Directive: Reproduce each line of the material exactly, minus any picture.

-- Start of Data provided --

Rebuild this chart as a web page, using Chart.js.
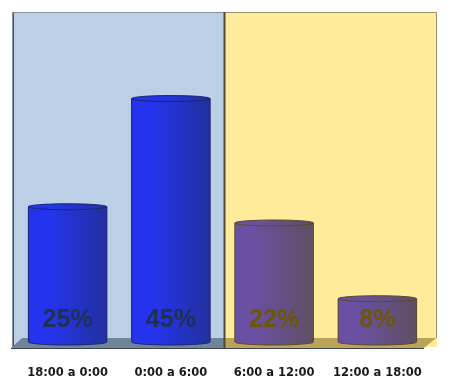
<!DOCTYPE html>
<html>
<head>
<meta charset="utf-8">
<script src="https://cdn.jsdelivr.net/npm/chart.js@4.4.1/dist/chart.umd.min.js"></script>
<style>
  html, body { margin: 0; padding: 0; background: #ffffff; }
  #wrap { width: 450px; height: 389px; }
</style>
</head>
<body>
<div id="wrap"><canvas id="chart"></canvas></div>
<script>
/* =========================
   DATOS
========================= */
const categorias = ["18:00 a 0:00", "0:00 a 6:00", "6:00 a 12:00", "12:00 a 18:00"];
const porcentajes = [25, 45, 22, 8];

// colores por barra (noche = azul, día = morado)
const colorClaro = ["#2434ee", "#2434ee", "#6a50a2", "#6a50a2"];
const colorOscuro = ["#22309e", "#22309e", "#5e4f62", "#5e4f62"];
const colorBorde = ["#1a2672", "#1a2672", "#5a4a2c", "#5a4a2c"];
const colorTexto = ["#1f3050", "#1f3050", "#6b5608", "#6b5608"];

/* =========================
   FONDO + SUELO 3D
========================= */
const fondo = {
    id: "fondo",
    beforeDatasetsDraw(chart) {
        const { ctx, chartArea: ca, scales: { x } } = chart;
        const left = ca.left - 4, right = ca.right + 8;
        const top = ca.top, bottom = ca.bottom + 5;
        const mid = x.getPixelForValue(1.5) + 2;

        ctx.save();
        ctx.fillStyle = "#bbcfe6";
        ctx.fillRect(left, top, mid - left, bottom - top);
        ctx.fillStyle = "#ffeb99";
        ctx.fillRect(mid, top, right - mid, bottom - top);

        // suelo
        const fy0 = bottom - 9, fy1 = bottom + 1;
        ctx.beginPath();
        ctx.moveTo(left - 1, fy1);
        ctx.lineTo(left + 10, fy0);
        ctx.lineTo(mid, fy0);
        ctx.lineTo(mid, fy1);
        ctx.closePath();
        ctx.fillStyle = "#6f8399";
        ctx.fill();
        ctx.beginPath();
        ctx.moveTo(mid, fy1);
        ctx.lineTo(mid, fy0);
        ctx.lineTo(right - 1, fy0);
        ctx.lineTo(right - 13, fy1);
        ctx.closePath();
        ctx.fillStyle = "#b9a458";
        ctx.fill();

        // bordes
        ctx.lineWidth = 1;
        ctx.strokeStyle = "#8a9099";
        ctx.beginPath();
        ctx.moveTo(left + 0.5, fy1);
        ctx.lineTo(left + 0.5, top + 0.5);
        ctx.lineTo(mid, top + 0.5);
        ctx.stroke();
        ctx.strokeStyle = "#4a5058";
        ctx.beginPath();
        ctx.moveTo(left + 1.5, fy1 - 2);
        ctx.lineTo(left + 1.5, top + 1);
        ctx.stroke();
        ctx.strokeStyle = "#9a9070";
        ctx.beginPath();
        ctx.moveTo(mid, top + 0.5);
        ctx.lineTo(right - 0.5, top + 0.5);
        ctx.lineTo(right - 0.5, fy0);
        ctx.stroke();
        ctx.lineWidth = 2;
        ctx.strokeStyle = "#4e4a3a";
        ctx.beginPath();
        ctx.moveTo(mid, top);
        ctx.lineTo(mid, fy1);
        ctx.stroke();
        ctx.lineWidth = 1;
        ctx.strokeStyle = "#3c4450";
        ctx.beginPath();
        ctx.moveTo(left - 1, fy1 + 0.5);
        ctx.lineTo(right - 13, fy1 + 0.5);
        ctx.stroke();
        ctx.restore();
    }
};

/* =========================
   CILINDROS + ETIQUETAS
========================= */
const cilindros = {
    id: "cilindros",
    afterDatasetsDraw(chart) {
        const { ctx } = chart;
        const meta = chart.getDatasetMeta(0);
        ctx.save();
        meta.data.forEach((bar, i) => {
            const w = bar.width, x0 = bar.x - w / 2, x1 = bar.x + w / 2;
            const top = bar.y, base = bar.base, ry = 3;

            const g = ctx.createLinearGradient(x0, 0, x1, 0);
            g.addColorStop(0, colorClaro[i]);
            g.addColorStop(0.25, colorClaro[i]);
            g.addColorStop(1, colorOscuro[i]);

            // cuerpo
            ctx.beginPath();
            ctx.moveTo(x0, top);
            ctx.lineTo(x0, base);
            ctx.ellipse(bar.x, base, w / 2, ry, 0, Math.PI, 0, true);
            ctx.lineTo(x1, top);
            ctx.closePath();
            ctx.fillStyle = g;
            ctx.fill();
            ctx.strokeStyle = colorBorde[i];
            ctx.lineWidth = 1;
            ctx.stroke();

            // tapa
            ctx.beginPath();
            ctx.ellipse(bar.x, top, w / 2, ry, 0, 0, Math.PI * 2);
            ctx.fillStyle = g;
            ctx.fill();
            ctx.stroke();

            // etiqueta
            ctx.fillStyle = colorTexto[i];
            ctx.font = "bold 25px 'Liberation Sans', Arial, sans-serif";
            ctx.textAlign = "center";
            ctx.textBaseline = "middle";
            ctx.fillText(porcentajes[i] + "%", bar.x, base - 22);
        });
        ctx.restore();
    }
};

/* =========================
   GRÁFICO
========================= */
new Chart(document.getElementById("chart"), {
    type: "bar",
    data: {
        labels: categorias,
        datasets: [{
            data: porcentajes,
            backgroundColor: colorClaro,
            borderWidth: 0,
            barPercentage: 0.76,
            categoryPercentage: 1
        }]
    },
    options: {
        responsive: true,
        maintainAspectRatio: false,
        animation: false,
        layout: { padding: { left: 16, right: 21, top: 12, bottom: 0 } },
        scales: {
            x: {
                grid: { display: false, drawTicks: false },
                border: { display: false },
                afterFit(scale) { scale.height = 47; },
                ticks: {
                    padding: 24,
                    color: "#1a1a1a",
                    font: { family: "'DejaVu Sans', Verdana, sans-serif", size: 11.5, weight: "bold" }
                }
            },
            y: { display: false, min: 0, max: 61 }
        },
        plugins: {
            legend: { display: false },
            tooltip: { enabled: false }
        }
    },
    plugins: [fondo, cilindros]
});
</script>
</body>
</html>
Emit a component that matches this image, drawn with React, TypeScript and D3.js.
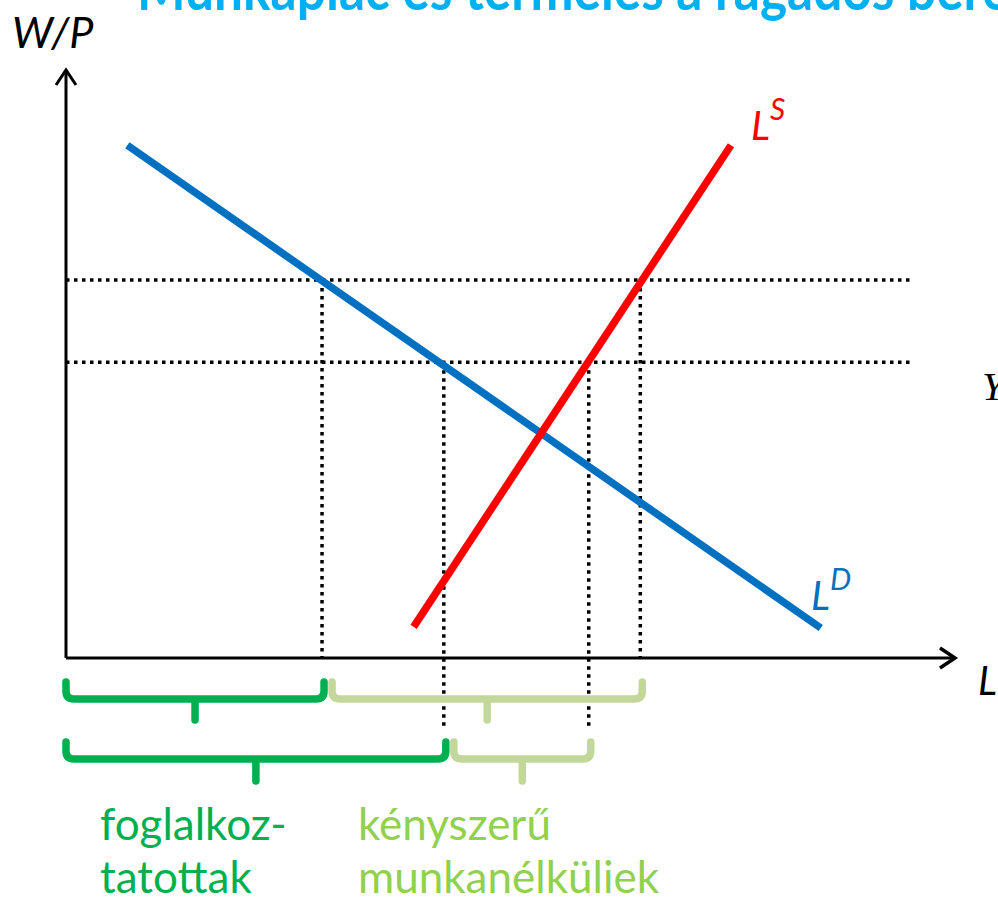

-- End of Data provided --

Exercise response:
Rebuild this chart as a web page, using Chart.js.
<!DOCTYPE html>
<html>
<head>
<meta charset="utf-8">
<script src="https://cdn.jsdelivr.net/npm/chart.js@4.4.1/dist/chart.umd.min.js"></script>
<style>
  html, body { margin: 0; padding: 0; background: #ffffff; }
  #wrap { width: 450px; height: 389px; }
</style>
</head>
<body>
<div id="wrap"><canvas id="chart"></canvas></div>
<script>
/* =========================
   DATOS
========================= */
const categorias = ["18:00 a 0:00", "0:00 a 6:00", "6:00 a 12:00", "12:00 a 18:00"];
const porcentajes = [25, 45, 22, 8];

// colores por barra (noche = azul, día = morado)
const colorClaro = ["#2434ee", "#2434ee", "#6a50a2", "#6a50a2"];
const colorOscuro = ["#22309e", "#22309e", "#5e4f62", "#5e4f62"];
const colorBorde = ["#1a2672", "#1a2672", "#5a4a2c", "#5a4a2c"];
const colorTexto = ["#1f3050", "#1f3050", "#6b5608", "#6b5608"];

/* =========================
   FONDO + SUELO 3D
========================= */
const fondo = {
    id: "fondo",
    beforeDatasetsDraw(chart) {
        const { ctx, chartArea: ca, scales: { x } } = chart;
        const left = ca.left - 4, right = ca.right + 8;
        const top = ca.top, bottom = ca.bottom + 5;
        const mid = x.getPixelForValue(1.5) + 2;

        ctx.save();
        ctx.fillStyle = "#bbcfe6";
        ctx.fillRect(left, top, mid - left, bottom - top);
        ctx.fillStyle = "#ffeb99";
        ctx.fillRect(mid, top, right - mid, bottom - top);

        // suelo
        const fy0 = bottom - 9, fy1 = bottom + 1;
        ctx.beginPath();
        ctx.moveTo(left - 1, fy1);
        ctx.lineTo(left + 10, fy0);
        ctx.lineTo(mid, fy0);
        ctx.lineTo(mid, fy1);
        ctx.closePath();
        ctx.fillStyle = "#6f8399";
        ctx.fill();
        ctx.beginPath();
        ctx.moveTo(mid, fy1);
        ctx.lineTo(mid, fy0);
        ctx.lineTo(right - 1, fy0);
        ctx.lineTo(right - 13, fy1);
        ctx.closePath();
        ctx.fillStyle = "#b9a458";
        ctx.fill();

        // bordes
        ctx.lineWidth = 1;
        ctx.strokeStyle = "#8a9099";
        ctx.beginPath();
        ctx.moveTo(left + 0.5, fy1);
        ctx.lineTo(left + 0.5, top + 0.5);
        ctx.lineTo(mid, top + 0.5);
        ctx.stroke();
        ctx.strokeStyle = "#4a5058";
        ctx.beginPath();
        ctx.moveTo(left + 1.5, fy1 - 2);
        ctx.lineTo(left + 1.5, top + 1);
        ctx.stroke();
        ctx.strokeStyle = "#9a9070";
        ctx.beginPath();
        ctx.moveTo(mid, top + 0.5);
        ctx.lineTo(right - 0.5, top + 0.5);
        ctx.lineTo(right - 0.5, fy0);
        ctx.stroke();
        ctx.lineWidth = 2;
        ctx.strokeStyle = "#4e4a3a";
        ctx.beginPath();
        ctx.moveTo(mid, top);
        ctx.lineTo(mid, fy1);
        ctx.stroke();
        ctx.lineWidth = 1;
        ctx.strokeStyle = "#3c4450";
        ctx.beginPath();
        ctx.moveTo(left - 1, fy1 + 0.5);
        ctx.lineTo(right - 13, fy1 + 0.5);
        ctx.stroke();
        ctx.restore();
    }
};

/* =========================
   CILINDROS + ETIQUETAS
========================= */
const cilindros = {
    id: "cilindros",
    afterDatasetsDraw(chart) {
        const { ctx } = chart;
        const meta = chart.getDatasetMeta(0);
        ctx.save();
        meta.data.forEach((bar, i) => {
            const w = bar.width, x0 = bar.x - w / 2, x1 = bar.x + w / 2;
            const top = bar.y, base = bar.base, ry = 3;

            const g = ctx.createLinearGradient(x0, 0, x1, 0);
            g.addColorStop(0, colorClaro[i]);
            g.addColorStop(0.25, colorClaro[i]);
            g.addColorStop(1, colorOscuro[i]);

            // cuerpo
            ctx.beginPath();
            ctx.moveTo(x0, top);
            ctx.lineTo(x0, base);
            ctx.ellipse(bar.x, base, w / 2, ry, 0, Math.PI, 0, true);
            ctx.lineTo(x1, top);
            ctx.closePath();
            ctx.fillStyle = g;
            ctx.fill();
            ctx.strokeStyle = colorBorde[i];
            ctx.lineWidth = 1;
            ctx.stroke();

            // tapa
            ctx.beginPath();
            ctx.ellipse(bar.x, top, w / 2, ry, 0, 0, Math.PI * 2);
            ctx.fillStyle = g;
            ctx.fill();
            ctx.stroke();

            // etiqueta
            ctx.fillStyle = colorTexto[i];
            ctx.font = "bold 25px 'Liberation Sans', Arial, sans-serif";
            ctx.textAlign = "center";
            ctx.textBaseline = "middle";
            ctx.fillText(porcentajes[i] + "%", bar.x, base - 22);
        });
        ctx.restore();
    }
};

/* =========================
   GRÁFICO
========================= */
new Chart(document.getElementById("chart"), {
    type: "bar",
    data: {
        labels: categorias,
        datasets: [{
            data: porcentajes,
            backgroundColor: colorClaro,
            borderWidth: 0,
            barPercentage: 0.76,
            categoryPercentage: 1
        }]
    },
    options: {
        responsive: true,
        maintainAspectRatio: false,
        animation: false,
        layout: { padding: { left: 16, right: 21, top: 12, bottom: 0 } },
        scales: {
            x: {
                grid: { display: false, drawTicks: false },
                border: { display: false },
                afterFit(scale) { scale.height = 47; },
                ticks: {
                    padding: 24,
                    color: "#1a1a1a",
                    font: { family: "'DejaVu Sans', Verdana, sans-serif", size: 11.5, weight: "bold" }
                }
            },
            y: { display: false, min: 0, max: 61 }
        },
        plugins: {
            legend: { display: false },
            tooltip: { enabled: false }
        }
    },
    plugins: [fondo, cilindros]
});
</script>
</body>
</html>
Emit a component that matches this image, drawn with React, TypeScript and D3.js.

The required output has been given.